Kampfmittel und die Räumdienststellen

Kampfmittel- und Kampfmittelräumdienst

Unter Kampfmitteln versteht man sämtliche zur Kriegsführung bestimmte Munition, insbesondere Bomben, Granaten oder sonstige Munition. Dabei muss es sich nicht zwangsläufig um Explosivmunition handeln, sondern fällt auch Munition unter diese Klassifizierung, die Kampf-, Nebel-, Brand-, Reiz- oder Rauchstoffe bzw. Licht und Blitzsätze enthalten. Falls Sie Gegenstände finden, bei denen es sich um Kampfmittel handeln könnte, sind sie verpflichtet, dies unverzüglich zu melden. Halten Sie Abstand zu dem Fund, um sich oder andere Personen nicht zu gefährden. Informieren Sie unverzüglich die Polizei oder die Ordnungsbehörde der Kommune.

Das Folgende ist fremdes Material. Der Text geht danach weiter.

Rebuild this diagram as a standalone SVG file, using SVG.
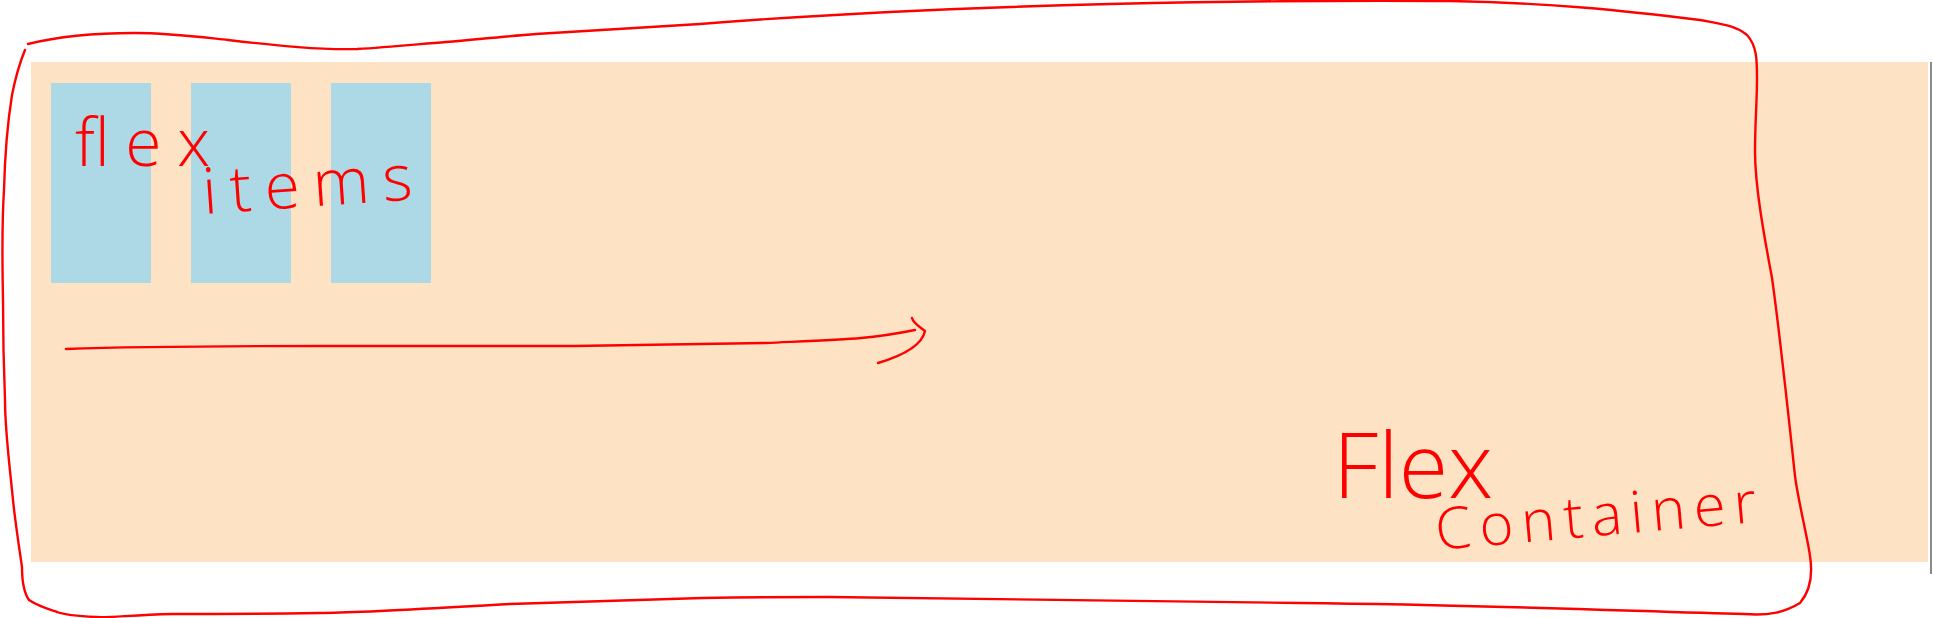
<svg xmlns="http://www.w3.org/2000/svg" width="1933" height="618" viewBox="0 0 1933 618">
<style>
.item{fill:#ADD8E6}
.ink{fill:none;stroke:#FF0000;stroke-width:2.4;stroke-linecap:round;stroke-linejoin:round}
.hand{fill:#FF0000;font-family:"Open Sans","Liberation Sans",sans-serif;font-weight:300}
</style>
<rect width="1933" height="618" fill="#FFFFFF"/>
<g id="flex-container">
<rect x="31" y="62" width="1897" height="500" fill="#FDE3C4"/>
<rect x="1930" y="62" width="2" height="512" fill="#8A8A8A"/>
</g>
<g id="item-1"><rect class="item" x="51" y="83" width="100" height="200"/></g>
<g id="item-2"><rect class="item" x="191" y="83" width="100" height="200"/></g>
<g id="item-3"><rect class="item" x="331" y="83" width="100" height="200"/></g>
<g id="connectors">
<path class="ink" d="M66,349 C150,346 250,346 319,346 C420,346 500,346 574,346 C650,345 720,344 765,343 C810,341 840,340 861,338 C885,336 900,333 915,330"/>
<path class="ink" d="M912,318 C913,323 920,327 925,331 C922,345 905,355 878,363"/>
</g>
<g id="annotations">
<path class="ink" d="M28,44 C60,36 100,33 134,33 C170,33 200,37 228,40 C280,46 320,50 357,49 C390,47 420,44 446,42 C480,39 510,36 536,34 C600,30 650,27 700,24 C800,16 950,8 1110,4 C1250,1 1350,0 1450,1 C1550,3 1620,10 1700,20 C1720,24 1735,25 1747,35 C1757,46 1757,60 1757,79 C1757,100 1755,125 1755,151 C1755,185 1763,230 1772,278 C1778,320 1789,420 1795,476 C1798,500 1808,540 1810,556 C1813,575 1811,590 1800,603 C1785,612 1770,616 1744,614 C1650,612 1500,605 1300,603 C1150,600 1000,599 829,597 C760,597 702,598 702,598 C620,600 560,602 510,604 C420,609 360,613 319,613 C250,614 200,614 172,614 C130,615 110,618 96,617 C75,616 62,614 57,612 C45,608 38,606 29,600 C22,590 22,575 22,567 C18,540 15,520 13,500 C9,460 5,430 5,400 C3,350 3,320 3,300 C2,250 2,220 4,190 C5,150 8,120 12,95 C16,75 20,62 25,50"/>
<text class="hand" x="75" y="166" font-size="66" textLength="135" lengthAdjust="spacing">flex</text>
<text class="hand" x="204" y="214" font-size="64" textLength="210" lengthAdjust="spacing" transform="rotate(-4 204 214)">items</text>
<text class="hand" x="1333" y="498" font-size="90" textLength="160" lengthAdjust="spacing">Flex</text>
<text class="hand" x="1437" y="550" font-size="58" textLength="322" lengthAdjust="spacing" transform="rotate(-5 1437 550)">Container</text>
</g>
</svg>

Selbst mehr als 70 Jahre nach Kriegsende werden täglich noch immer zahlreiche Bombenblindgänger und nicht detonierte Kampfmittel gefunden. Allein im Jahr 2015 hat der Kampfmittelräumdienst des Landes Rheinland-Pfalz rund 30 Tonnen Munition und Munitionsteile geborgen, darunter befanden sich 49 Bomben,  3700 Artilleriegranaten, 97 Panzerfäuste,  254 Handgranaten und 147 Stabbrandbomben; ein schnelles Ende ist nicht in Sicht.

Das Merkblatt “Kampfmittelfreies Bauen” hält fest, dass es im Jahr durchschnittlich zu 2 Selbstdetonationen von Bomben kommt, jedes Jahr werden im Regelfall in Deutschland rund 5.000 Bombenblindgänger aufgefunden, allein über Deutschland wurden während des Zweiten Weltkrieges 1,4 Mio Tonnen Bomben abgeworfen, dabei kam es je nach Munitionstyp zu schätzungsweise 5-25 % Blindgänger. Nach aktuellen Schätzungen muss man davon ausgehen, dass sich bundesweit noch ca. 100.000 Tonnen Bombenblindgänger im Boden befinden, dazu kommen unzählige Hinterlassenschaften in Form von Minen, Panzer-, Artillerie- bzw. sonstiger Infanteriemunition, die auf den Schlachtfeldern zurückgeblieben ist bzw. unmittelbar nach Kriegsende vergraben oder zum Teil in Seen und Flüssen versenkt wurde. Aufgrund diverser Eigenschaften wie z.B. dem Verbau von vorgespannten Zündsystemen bzw. der Verwendung von Langzeitzündern oder durch instabil werdende chemische Stoffe geht eine zusätzliche latente Gefährdung durch diese Kampfmittel aus.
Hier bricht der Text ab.